What did Toobin himself bring to the table to advance the goals of his book, other than admirable enthusiasm? Unfortunately, we are not told. He is a journalist, but has given us no idea of how he became one, and has not told us about his legal background(i.e., Has he been to law school?;
Is he an attorney?)
Having answers to these questions could've at least in part explained why he did not offer at least one case citations for people who just might want to do further(more in depth) reading. If he didn't want his book to be a scholarly appraisal of the Supreme Court, Toobin should have told us so beforehand in an introduction. Again, The Nine is quite a good book, as far as it goes. It could have been, and should have been so much better.
Customer Rating:      Summary: Insightful Comment: Awesome. An easy and fast read. The book rewards you with a perspective on the politics behind the Court for about the past two decades. A great indtroduction for young readers.
Conservatives are just upset that their goals and momentum have been exposed and possibly thwarted to some extent by the release of this widely-read book before the extremely important presidential election of '08.
Customer Rating:      Summary: Why Presidential Elections Matter Comment: Jeffrey Toobin makes a strong case in "The Nine" that the 2008 election is indeed a change election if only because another Republican president will doom Roe v. Wade and other constitutional protections hanging by the thread of a moderate Justice (Stevens, Souter or Ginsberg) stepping down during the next Presidential term.
The Nine looks at how the current Supreme Court Justices' personalities impact the process and outcome of deliberations and why those Supreme Court decisions matter in the lives of Americans. He focuses on various confirmation struggles as well as court rulings including Presidential elections (Bush v. Gore), abortion decisions (post Roe v. Wade), gay rights, affirmative action, the war on terror and the separation of church and state.
One of the themes of the book is the rise of the powerful Republican conservative judicial movement. Their ideology demands that justices to be pro-life, for increasing the role of religion in public life, against any and all affirmative action, for certain restraints on free speech except when it impacts public financing in which case they are champions of money as speech. They want Justices to uphold the sanctity of straight marriages and families and grant the Executive broad powers to wage war against terror.
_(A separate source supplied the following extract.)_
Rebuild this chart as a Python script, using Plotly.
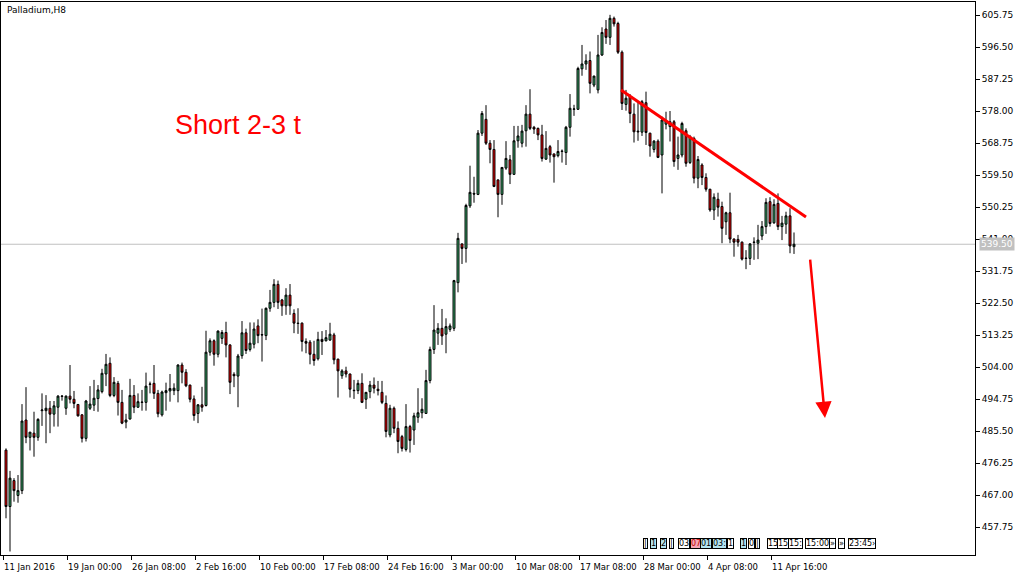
import plotly.graph_objects as go

# ---------------- data (Palladium, H8) ----------------
opens = [480.0, 463.7, 471.2, 466.9, 468.3, 488.7, 483.7, 484.9, 483.7, 491.4,
         491.4, 492.1, 490.4, 492.4, 495.5, 492.1, 495.6, 494.7, 493.2, 490.2,
         483.4, 492.1, 493.0, 494.9, 496.9, 502.0, 505.1, 495.8, 499.3, 493.8,
         488.1, 489.0, 495.8, 492.4, 493.9, 493.8, 499.0, 499.3, 496.4, 490.2,
         496.6, 497.1, 497.2, 497.2, 504.6, 502.5, 498.8, 494.8, 490.6, 493.1,
         492.9, 508.3, 511.6, 507.7, 512.3, 514.0, 510.4, 501.9, 501.4, 507.3,
         513.9, 509.1, 510.6, 515.9, 513.4, 513.1, 521.0, 522.7, 527.9, 523.4,
         521.7, 524.8, 519.5, 516.7, 516.7, 511.4, 511.2, 507.7, 506.4, 512.0,
         511.6, 511.8, 513.3, 506.3, 501.5, 502.9, 502.0, 497.3, 497.2, 499.3,
         494.7, 496.9, 498.8, 497.6, 496.7, 493.5, 484.4, 492.1, 486.3, 483.9,
         480.2, 486.8, 485.8, 489.5, 490.8, 490.6, 500.1, 509.1, 513.8, 515.2,
         513.5, 514.9, 515.2, 528.4, 539.6, 538.3, 550.6, 554.2, 553.9, 571.6,
         575.6, 568.7, 566.9, 558.1, 553.9, 561.5, 563.9, 559.7, 569.4, 568.7,
         572.3, 577.1, 573.3, 573.0, 571.1, 564.1, 567.7, 565.6, 565.1, 566.3,
         566.0, 573.3, 578.5, 578.5, 590.2, 591.6, 592.6, 585.5, 584.1, 594.2,
         601.7, 599.3, 604.8, 603.3, 595.0, 579.9, 582.3, 577.1, 572.2, 571.9,
         580.4, 571.6, 566.9, 569.3, 565.3, 574.2, 573.5, 574.9, 564.3, 565.3,
         572.3, 563.1, 570.1, 558.6, 562.4, 558.8, 555.4, 549.4, 552.5, 550.4,
         546.0, 548.6, 541.0, 540.9, 540.1, 535.5, 535.4, 540.0, 539.8, 541.9,
         544.6, 551.8, 545.7, 551.3, 544.6, 545.3, 547.7, 538.8]
highs = [480.5, 474.0, 471.9, 472.8, 493.3, 498.2, 485.2, 491.1, 489.2, 496.4,
         495.9, 494.2, 494.2, 495.9, 495.9, 495.8, 504.6, 497.1, 493.3, 490.4,
         494.5, 498.5, 500.3, 498.8, 503.5, 507.8, 506.8, 501.1, 500.0, 497.4,
         490.5, 500.6, 498.8, 496.4, 497.4, 502.4, 499.8, 504.6, 497.4, 497.2,
         499.5, 502.0, 499.3, 504.8, 505.3, 503.4, 498.9, 495.8, 493.3, 498.3,
         514.5, 512.3, 512.0, 514.6, 514.7, 517.1, 510.6, 502.5, 507.8, 517.3,
         515.1, 516.9, 516.9, 517.8, 520.9, 521.2, 526.3, 529.4, 529.0, 523.7,
         526.8, 528.0, 520.7, 521.0, 516.9, 512.3, 511.8, 511.6, 514.2, 514.4,
         514.7, 516.8, 513.9, 506.4, 503.4, 504.1, 502.1, 500.3, 500.3, 502.2,
         496.8, 500.0, 501.0, 500.0, 500.0, 495.8, 493.1, 492.6, 488.3, 484.4,
         493.3, 487.3, 490.8, 497.9, 495.0, 503.2, 509.9, 521.9, 516.7, 520.8,
         518.1, 516.6, 529.2, 542.8, 539.7, 551.2, 562.2, 559.0, 572.5, 578.0,
         579.7, 569.6, 569.6, 558.2, 561.8, 569.3, 565.3, 573.7, 573.7, 574.0,
         579.7, 584.3, 573.7, 573.2, 574.0, 572.2, 568.2, 565.7, 569.6, 566.9,
         573.7, 582.9, 579.8, 590.8, 597.1, 594.4, 595.2, 588.2, 600.0, 602.2,
         604.3, 605.8, 605.3, 603.8, 595.5, 584.1, 582.9, 580.2, 580.7, 581.2,
         583.6, 571.7, 569.6, 569.8, 576.4, 577.8, 578.0, 575.4, 570.6, 574.9,
         573.0, 571.1, 570.6, 565.0, 562.9, 560.0, 555.5, 554.2, 554.4, 551.8,
         548.9, 554.4, 541.2, 542.2, 540.3, 537.8, 539.8, 541.5, 545.1, 546.2,
         552.8, 553.1, 552.5, 554.2, 547.7, 548.9, 549.9, 542.9]
lows = [460.3, 450.7, 465.1, 464.8, 467.3, 482.0, 479.9, 478.1, 482.7, 487.0,
        482.0, 484.9, 486.8, 486.8, 494.3, 490.2, 493.5, 492.1, 489.7, 482.2,
        482.5, 491.6, 491.3, 491.1, 496.4, 498.5, 495.3, 495.3, 490.0, 487.5,
        486.3, 488.8, 490.7, 492.2, 491.4, 491.4, 496.4, 494.8, 489.5, 489.7,
        491.4, 494.0, 495.9, 493.8, 499.3, 498.2, 493.8, 488.5, 487.8, 491.1,
        492.6, 507.3, 504.4, 506.8, 510.7, 506.8, 496.2, 498.2, 492.4, 506.4,
        507.8, 508.5, 509.4, 510.9, 505.6, 511.8, 520.0, 521.3, 520.8, 518.8,
        519.1, 519.1, 513.8, 513.6, 508.5, 508.0, 504.8, 504.4, 505.9, 507.5,
        511.4, 511.6, 504.8, 495.2, 500.6, 501.0, 495.2, 494.8, 496.2, 493.6,
        491.9, 495.0, 496.4, 495.8, 493.3, 483.7, 483.7, 484.9, 479.1, 479.6,
        479.6, 479.3, 481.5, 487.9, 489.2, 490.5, 499.3, 507.8, 510.4, 510.4,
        508.0, 514.2, 514.4, 525.6, 533.8, 534.2, 550.0, 551.5, 553.7, 570.8,
        568.2, 562.9, 556.0, 547.3, 550.9, 561.0, 556.9, 559.5, 567.4, 567.5,
        567.7, 572.5, 571.4, 569.6, 563.4, 563.9, 563.1, 557.3, 564.6, 563.1,
        562.4, 570.6, 576.6, 578.3, 588.2, 589.9, 583.1, 584.9, 583.1, 593.9,
        597.4, 597.1, 602.4, 594.5, 578.3, 578.1, 574.5, 568.9, 569.4, 570.8,
        568.2, 564.8, 566.0, 564.4, 554.2, 572.7, 569.2, 561.9, 561.0, 564.6,
        561.9, 562.7, 557.1, 555.7, 556.6, 554.7, 548.9, 546.5, 547.5, 539.8,
        542.2, 539.8, 535.9, 538.8, 534.8, 532.3, 533.5, 535.0, 535.2, 540.7,
        542.5, 544.6, 545.4, 543.6, 540.7, 542.5, 536.9, 536.7]
closes = [463.7, 471.9, 468.3, 468.3, 488.4, 483.7, 485.2, 483.7, 488.9, 491.6,
          492.1, 490.4, 492.8, 495.6, 495.6, 495.6, 494.7, 493.5, 489.9, 483.4,
          494.2, 493.3, 495.0, 497.4, 502.2, 504.8, 495.8, 499.6, 493.8, 487.8,
          488.7, 495.8, 492.4, 494.0, 493.8, 498.5, 499.1, 496.4, 490.5, 496.8,
          497.2, 497.8, 497.9, 504.6, 502.5, 498.6, 494.7, 490.0, 493.1, 492.4,
          508.3, 511.6, 507.7, 514.4, 514.0, 510.4, 499.6, 501.5, 507.2, 513.9,
          508.8, 510.9, 515.0, 513.1, 513.3, 521.0, 522.7, 527.9, 522.7, 521.7,
          524.8, 521.7, 516.7, 516.6, 511.4, 510.9, 507.7, 505.9, 512.0, 511.4,
          512.5, 513.5, 506.1, 502.9, 502.9, 502.0, 497.6, 497.2, 499.3, 493.8,
          496.7, 498.8, 497.9, 497.2, 493.8, 485.4, 492.1, 486.3, 482.5, 480.5,
          486.8, 482.8, 489.9, 490.8, 491.8, 500.1, 509.1, 514.7, 515.2, 513.0,
          515.7, 515.9, 529.0, 541.2, 538.3, 550.7, 554.5, 554.0, 571.6, 577.3,
          568.7, 566.9, 556.2, 553.9, 561.7, 564.3, 559.7, 569.4, 570.8, 572.2,
          577.1, 573.0, 572.8, 571.1, 564.3, 567.2, 565.3, 564.8, 566.3, 566.4,
          573.3, 578.8, 578.6, 590.3, 591.6, 592.5, 586.0, 588.1, 594.2, 600.7,
          599.3, 604.8, 603.2, 595.0, 580.2, 581.7, 577.3, 572.0, 572.0, 580.7,
          571.8, 567.9, 569.3, 564.6, 575.4, 575.2, 574.9, 563.4, 565.3, 574.4,
          562.9, 570.6, 558.6, 564.0, 558.8, 555.4, 549.4, 553.1, 550.2, 544.1,
          548.6, 541.0, 540.1, 540.1, 535.2, 535.4, 539.6, 540.1, 540.7, 544.6,
          551.6, 545.5, 551.0, 544.6, 545.6, 547.7, 539.0, 539.5]

time_labels = ["11 Jan 2016", "19 Jan 00:00", "26 Jan 08:00", "2 Feb 16:00",
               "10 Feb 00:00", "17 Feb 08:00", "24 Feb 16:00", "3 Mar 00:00",
               "10 Mar 08:00", "17 Mar 08:00", "28 Mar 00:00", "4 Apr 08:00",
               "11 Apr 16:00"]
label_bars = [0, 16, 32, 48, 64, 80, 96, 112, 128, 144, 160, 176, 192]

price_ticks = [457.75, 467.00, 476.25, 485.50, 494.75, 504.00, 513.25, 522.50,
               531.75, 541.00, 550.25, 559.50, 568.75, 578.00, 587.25, 596.50, 605.75]
last_price = 539.50

# trend line (bar index, price) and forecast arrow
trend_x = [153.75, 200.0]
trend_y = [584.1, 547.4]
arrow_tail = (201.0, 535.5)
arrow_head = (204.75, 489.3)

# ---------------- figure ----------------
W, H = 1023, 578
ML, MR, MT, MB = 1, 48, 2, 23
PW, PH = W - ML - MR, H - MT - MB
FONT = "DejaVu Sans"

bars = list(range(len(opens)))

fig = go.Figure()
fig.add_trace(go.Candlestick(
    x=bars, open=opens, high=highs, low=lows, close=closes,
    increasing=dict(line=dict(color="black", width=1), fillcolor="#3cb371"),
    decreasing=dict(line=dict(color="black", width=1), fillcolor="#ff0000"),
    whiskerwidth=0, hoverinfo="skip", showlegend=False,
))

shapes = [
    dict(type="line", xref="paper", yref="y", x0=0, x1=1, y0=last_price, y1=last_price,
         line=dict(color="#c0c0c0", width=1), layer="below"),
    dict(type="line", xref="x", yref="y", x0=trend_x[0], y0=trend_y[0],
         x1=trend_x[1], y1=trend_y[1], line=dict(color="#ff0000", width=3)),
]

annotations = []
tick_pos = [b - 0.75 for b in label_bars]
for tp, txt in zip(tick_pos, time_labels):
    annotations.append(dict(x=tp, y=0, xref="x", yref="paper", text=txt,
                            showarrow=False, xanchor="left", yanchor="top",
                            yshift=-5, xshift=-1,
                            font=dict(family=FONT, size=8.5, color="black")))

annotations.append(dict(x=1, y=last_price, xref="paper", yref="y", text=f"{last_price:.2f}",
                        showarrow=False, xanchor="left", yanchor="middle", xshift=4,
                        bgcolor="#c0c0c0", borderpad=1,
                        font=dict(family=FONT, size=9, color="white")))

annotations.append(dict(x=0, y=1, xref="paper", yref="paper", text="Palladium,H8",
                        showarrow=False, xanchor="left", yanchor="top", xshift=4, yshift=-1,
                        font=dict(family=FONT, size=9, color="black")))

annotations.append(dict(x=58, y=574.0, xref="x", yref="y", text="Short 2-3 t",
                        showarrow=False, xanchor="center", yanchor="middle",
                        font=dict(family="Liberation Sans", size=27, color="#ff0000")))

annotations.append(dict(x=arrow_head[0], y=arrow_head[1], ax=arrow_tail[0], ay=arrow_tail[1],
                        xref="x", yref="y", axref="x", ayref="y", text="",
                        showarrow=True, arrowhead=2, arrowsize=1.3, arrowwidth=2.5,
                        arrowcolor="#ff0000", standoff=0))

# event markers on the time axis (bottom right)
def px_x(px):
    return (px - ML) / PW

def px_y(py):
    return (H - MB - py) / PH

events = [
    (643, "|", "white", "black"), (650, "1", "#b4e4ef", "black"), (660, "2", "#b4e4ef", "black"),
    (669, "|", "white", "black"), (678, "03", "white", "black"), (690, "07", "#f4a6b4", "#c00000"),
    (700, "01", "#b4e4ef", "black"), (712, "03:", "#b4e4ef", "black"), (727, "1", "white", "black"),
    (740, "1", "#b4e4ef", "black"), (748, "0", "white", "black"), (755, "|", "white", "black"),
    (767, "15", "white", "black"), (777, "15", "white", "black"), (788, "15:", "white", "black"),
    (805, "15:00", "white", "black"), (829, "\u00bb", "white", "black"), (838, "\u00bb", "white", "black"),
    (848, "23:45\u203a", "white", "black"),
]
for px, txt, bg, fc in events:
    annotations.append(dict(x=px_x(px), y=px_y(543), xref="paper", yref="paper", text=txt,
                            showarrow=False, xanchor="left", yanchor="middle",
                            bgcolor=bg, bordercolor="black", borderwidth=1, borderpad=0,
                            font=dict(family=FONT, size=8, color=fc)))

fig.update_layout(
    width=W, height=H,
    margin=dict(l=ML, r=MR, t=MT, b=MB, pad=0),
    paper_bgcolor="white", plot_bgcolor="white",
    shapes=shapes, annotations=annotations,
    xaxis=dict(range=[-1.25, 242.25], showgrid=False, zeroline=False,
               showline=True, mirror=True, linecolor="black", linewidth=1,
               ticks="outside", ticklen=4, tickcolor="black",
               tickvals=tick_pos, showticklabels=False,
               rangeslider=dict(visible=False), fixedrange=True),
    yaxis=dict(range=[449.69, 609.51], side="right", showgrid=False, zeroline=False,
               showline=True, mirror=True, linecolor="black", linewidth=1,
               ticks="outside", ticklen=4, tickcolor="black",
               tickvals=price_ticks, ticktext=[f"{v:.2f}" for v in price_ticks],
               tickfont=dict(family=FONT, size=9, color="black"), fixedrange=True),
)

fig.write_html("out.html", config={"displayModeBar": False},
               post_script="document.body.style.margin='0';document.body.style.overflow='hidden';")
And yet despite most of the appointments having come from Republican Presidents, the court hasn't - until recently - surrendered to this conservative ideology. However, that has begun to change with the very conservative Alito taking O'Connor's seat.
Toobin does an excellent job of showing how the Justices' humanity plays out in how they work together, perceive their roles on the court and come to their judicial decisions. He isn't afraid to show them acting poorly but he also shows them as people with a real affection for one another and a commitment to the constitution and their role in American life. As a non-practicing lawyer, I was surprised at how much legal analysis he included but a friend of mine who isn't a lawyer wasn't put off by it at all.
The book isn't a big civic lesson bore. He includes a number of touching and funny stories that develop his larger themes; he relates the great reception Clarence Thomas gets when speaking before an RV convention, he pokes fun at Kennedy's high flown prose, at David Souter's disinterest in dating women and O'Connor's habit of handing out a congratulatory tee-shirt to parent of newborns and making sure that a gay clerk and his partner get one too.